→ TASK INSTRUCTIONS: Exclude the pictures and return every line exactly as written.

+++ DATASET SECTION +++

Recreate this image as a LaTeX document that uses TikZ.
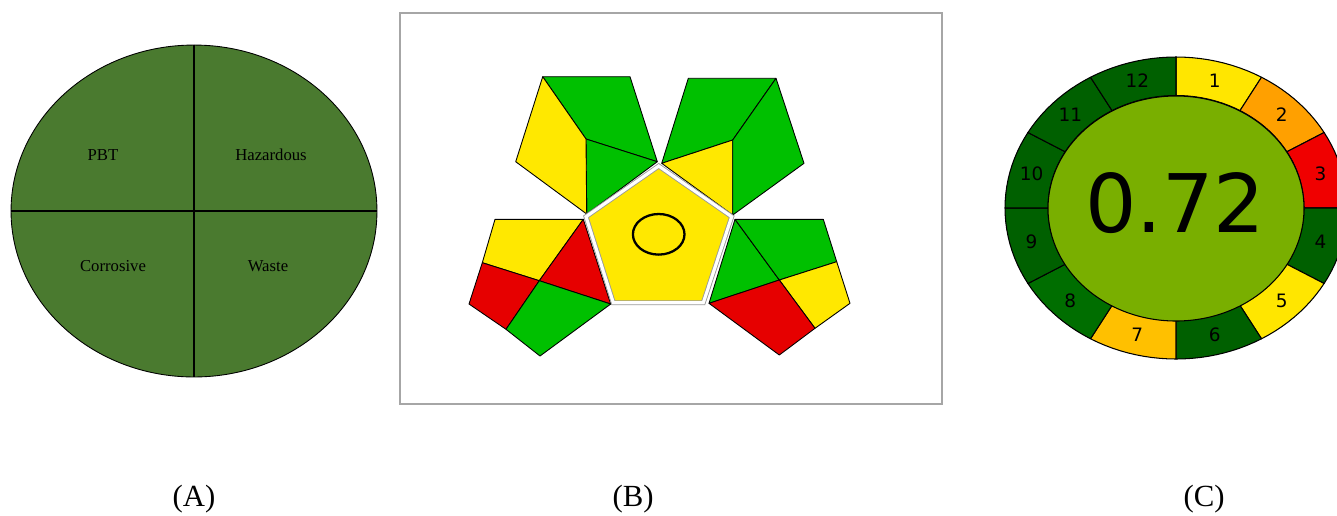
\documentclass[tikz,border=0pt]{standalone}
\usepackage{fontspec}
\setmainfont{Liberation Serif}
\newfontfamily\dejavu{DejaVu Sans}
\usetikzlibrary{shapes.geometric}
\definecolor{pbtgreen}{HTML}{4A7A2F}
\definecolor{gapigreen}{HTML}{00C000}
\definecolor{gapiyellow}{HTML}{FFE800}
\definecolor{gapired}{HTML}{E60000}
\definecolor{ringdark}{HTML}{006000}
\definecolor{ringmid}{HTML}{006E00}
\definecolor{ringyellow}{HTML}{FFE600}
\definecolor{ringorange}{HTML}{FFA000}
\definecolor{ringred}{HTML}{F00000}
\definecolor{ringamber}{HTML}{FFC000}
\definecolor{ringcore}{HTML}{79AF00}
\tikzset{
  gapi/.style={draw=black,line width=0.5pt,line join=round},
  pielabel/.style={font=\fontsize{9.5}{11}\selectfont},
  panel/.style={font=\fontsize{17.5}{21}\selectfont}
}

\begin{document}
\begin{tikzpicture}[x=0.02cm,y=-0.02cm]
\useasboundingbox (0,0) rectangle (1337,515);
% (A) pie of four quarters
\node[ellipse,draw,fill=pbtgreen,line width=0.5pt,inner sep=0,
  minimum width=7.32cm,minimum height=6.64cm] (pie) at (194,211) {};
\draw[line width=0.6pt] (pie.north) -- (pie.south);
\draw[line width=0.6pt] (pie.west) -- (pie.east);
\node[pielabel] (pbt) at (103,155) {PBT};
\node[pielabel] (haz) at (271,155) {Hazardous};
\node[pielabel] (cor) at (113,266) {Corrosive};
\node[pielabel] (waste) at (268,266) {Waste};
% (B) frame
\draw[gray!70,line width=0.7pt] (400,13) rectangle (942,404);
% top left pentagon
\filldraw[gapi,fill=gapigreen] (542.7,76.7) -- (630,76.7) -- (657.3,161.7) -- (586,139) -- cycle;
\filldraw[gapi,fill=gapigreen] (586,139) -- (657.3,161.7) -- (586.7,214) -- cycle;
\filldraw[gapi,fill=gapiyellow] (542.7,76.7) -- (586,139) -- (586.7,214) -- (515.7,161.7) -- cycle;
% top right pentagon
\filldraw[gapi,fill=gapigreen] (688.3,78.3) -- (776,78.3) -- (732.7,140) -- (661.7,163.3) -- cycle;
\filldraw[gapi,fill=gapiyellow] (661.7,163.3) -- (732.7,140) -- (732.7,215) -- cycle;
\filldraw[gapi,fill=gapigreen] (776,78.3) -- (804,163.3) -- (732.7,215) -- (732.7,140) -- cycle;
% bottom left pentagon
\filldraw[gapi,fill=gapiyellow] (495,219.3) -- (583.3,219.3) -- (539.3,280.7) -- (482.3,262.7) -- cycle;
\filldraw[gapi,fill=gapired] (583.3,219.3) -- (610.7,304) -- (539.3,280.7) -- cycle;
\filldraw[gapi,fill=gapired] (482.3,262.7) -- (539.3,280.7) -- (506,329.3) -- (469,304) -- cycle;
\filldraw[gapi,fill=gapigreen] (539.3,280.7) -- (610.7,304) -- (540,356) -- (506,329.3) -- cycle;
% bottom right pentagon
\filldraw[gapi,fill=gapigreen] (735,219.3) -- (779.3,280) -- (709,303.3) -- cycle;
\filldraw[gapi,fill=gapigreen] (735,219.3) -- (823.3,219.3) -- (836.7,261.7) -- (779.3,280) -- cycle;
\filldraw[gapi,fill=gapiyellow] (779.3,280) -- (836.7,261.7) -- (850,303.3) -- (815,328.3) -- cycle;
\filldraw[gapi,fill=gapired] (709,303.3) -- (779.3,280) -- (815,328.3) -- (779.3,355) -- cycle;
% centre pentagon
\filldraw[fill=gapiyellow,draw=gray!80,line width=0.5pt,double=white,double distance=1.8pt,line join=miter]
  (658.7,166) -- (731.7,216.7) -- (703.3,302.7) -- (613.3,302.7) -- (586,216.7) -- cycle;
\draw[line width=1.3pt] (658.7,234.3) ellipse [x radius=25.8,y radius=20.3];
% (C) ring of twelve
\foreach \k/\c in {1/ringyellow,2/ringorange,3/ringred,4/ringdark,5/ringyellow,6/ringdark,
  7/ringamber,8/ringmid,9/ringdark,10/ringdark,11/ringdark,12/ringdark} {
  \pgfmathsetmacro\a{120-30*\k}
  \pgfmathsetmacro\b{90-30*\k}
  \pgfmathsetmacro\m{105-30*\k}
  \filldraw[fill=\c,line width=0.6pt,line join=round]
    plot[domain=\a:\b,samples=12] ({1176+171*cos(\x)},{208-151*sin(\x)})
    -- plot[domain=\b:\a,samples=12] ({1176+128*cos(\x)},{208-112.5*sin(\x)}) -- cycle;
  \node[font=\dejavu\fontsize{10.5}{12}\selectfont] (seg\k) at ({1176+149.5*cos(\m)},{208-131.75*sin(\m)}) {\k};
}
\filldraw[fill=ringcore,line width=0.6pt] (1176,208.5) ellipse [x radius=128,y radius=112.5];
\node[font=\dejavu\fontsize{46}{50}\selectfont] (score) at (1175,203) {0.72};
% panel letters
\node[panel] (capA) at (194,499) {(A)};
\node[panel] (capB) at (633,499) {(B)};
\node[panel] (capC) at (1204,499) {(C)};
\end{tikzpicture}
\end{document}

+++

→ EXPECTED ANSWER:
Recreate this image as a LaTeX document that uses TikZ.
\documentclass[tikz,border=0pt]{standalone}
\usepackage{fontspec}
\setmainfont{Liberation Serif}
\newfontfamily\dejavu{DejaVu Sans}
\usetikzlibrary{shapes.geometric}
\definecolor{pbtgreen}{HTML}{4A7A2F}
\definecolor{gapigreen}{HTML}{00C000}
\definecolor{gapiyellow}{HTML}{FFE800}
\definecolor{gapired}{HTML}{E60000}
\definecolor{ringdark}{HTML}{006000}
\definecolor{ringmid}{HTML}{006E00}
\definecolor{ringyellow}{HTML}{FFE600}
\definecolor{ringorange}{HTML}{FFA000}
\definecolor{ringred}{HTML}{F00000}
\definecolor{ringamber}{HTML}{FFC000}
\definecolor{ringcore}{HTML}{79AF00}
\tikzset{
  gapi/.style={draw=black,line width=0.5pt,line join=round},
  pielabel/.style={font=\fontsize{9.5}{11}\selectfont},
  panel/.style={font=\fontsize{17.5}{21}\selectfont}
}

\begin{document}
\begin{tikzpicture}[x=0.02cm,y=-0.02cm]
\useasboundingbox (0,0) rectangle (1337,515);
% (A) pie of four quarters
\node[ellipse,draw,fill=pbtgreen,line width=0.5pt,inner sep=0,
  minimum width=7.32cm,minimum height=6.64cm] (pie) at (194,211) {};
\draw[line width=0.6pt] (pie.north) -- (pie.south);
\draw[line width=0.6pt] (pie.west) -- (pie.east);
\node[pielabel] (pbt) at (103,155) {PBT};
\node[pielabel] (haz) at (271,155) {Hazardous};
\node[pielabel] (cor) at (113,266) {Corrosive};
\node[pielabel] (waste) at (268,266) {Waste};
% (B) frame
\draw[gray!70,line width=0.7pt] (400,13) rectangle (942,404);
% top left pentagon
\filldraw[gapi,fill=gapigreen] (542.7,76.7) -- (630,76.7) -- (657.3,161.7) -- (586,139) -- cycle;
\filldraw[gapi,fill=gapigreen] (586,139) -- (657.3,161.7) -- (586.7,214) -- cycle;
\filldraw[gapi,fill=gapiyellow] (542.7,76.7) -- (586,139) -- (586.7,214) -- (515.7,161.7) -- cycle;
% top right pentagon
\filldraw[gapi,fill=gapigreen] (688.3,78.3) -- (776,78.3) -- (732.7,140) -- (661.7,163.3) -- cycle;
\filldraw[gapi,fill=gapiyellow] (661.7,163.3) -- (732.7,140) -- (732.7,215) -- cycle;
\filldraw[gapi,fill=gapigreen] (776,78.3) -- (804,163.3) -- (732.7,215) -- (732.7,140) -- cycle;
% bottom left pentagon
\filldraw[gapi,fill=gapiyellow] (495,219.3) -- (583.3,219.3) -- (539.3,280.7) -- (482.3,262.7) -- cycle;
\filldraw[gapi,fill=gapired] (583.3,219.3) -- (610.7,304) -- (539.3,280.7) -- cycle;
\filldraw[gapi,fill=gapired] (482.3,262.7) -- (539.3,280.7) -- (506,329.3) -- (469,304) -- cycle;
\filldraw[gapi,fill=gapigreen] (539.3,280.7) -- (610.7,304) -- (540,356) -- (506,329.3) -- cycle;
% bottom right pentagon
\filldraw[gapi,fill=gapigreen] (735,219.3) -- (779.3,280) -- (709,303.3) -- cycle;
\filldraw[gapi,fill=gapigreen] (735,219.3) -- (823.3,219.3) -- (836.7,261.7) -- (779.3,280) -- cycle;
\filldraw[gapi,fill=gapiyellow] (779.3,280) -- (836.7,261.7) -- (850,303.3) -- (815,328.3) -- cycle;
\filldraw[gapi,fill=gapired] (709,303.3) -- (779.3,280) -- (815,328.3) -- (779.3,355) -- cycle;
% centre pentagon
\filldraw[fill=gapiyellow,draw=gray!80,line width=0.5pt,double=white,double distance=1.8pt,line join=miter]
  (658.7,166) -- (731.7,216.7) -- (703.3,302.7) -- (613.3,302.7) -- (586,216.7) -- cycle;
\draw[line width=1.3pt] (658.7,234.3) ellipse [x radius=25.8,y radius=20.3];
% (C) ring of twelve
\foreach \k/\c in {1/ringyellow,2/ringorange,3/ringred,4/ringdark,5/ringyellow,6/ringdark,
  7/ringamber,8/ringmid,9/ringdark,10/ringdark,11/ringdark,12/ringdark} {
  \pgfmathsetmacro\a{120-30*\k}
  \pgfmathsetmacro\b{90-30*\k}
  \pgfmathsetmacro\m{105-30*\k}
  \filldraw[fill=\c,line width=0.6pt,line join=round]
    plot[domain=\a:\b,samples=12] ({1176+171*cos(\x)},{208-151*sin(\x)})
    -- plot[domain=\b:\a,samples=12] ({1176+128*cos(\x)},{208-112.5*sin(\x)}) -- cycle;
  \node[font=\dejavu\fontsize{10.5}{12}\selectfont] (seg\k) at ({1176+149.5*cos(\m)},{208-131.75*sin(\m)}) {\k};
}
\filldraw[fill=ringcore,line width=0.6pt] (1176,208.5) ellipse [x radius=128,y radius=112.5];
\node[font=\dejavu\fontsize{46}{50}\selectfont] (score) at (1175,203) {0.72};
% panel letters
\node[panel] (capA) at (194,499) {(A)};
\node[panel] (capB) at (633,499) {(B)};
\node[panel] (capC) at (1204,499) {(C)};
\end{tikzpicture}
\end{document}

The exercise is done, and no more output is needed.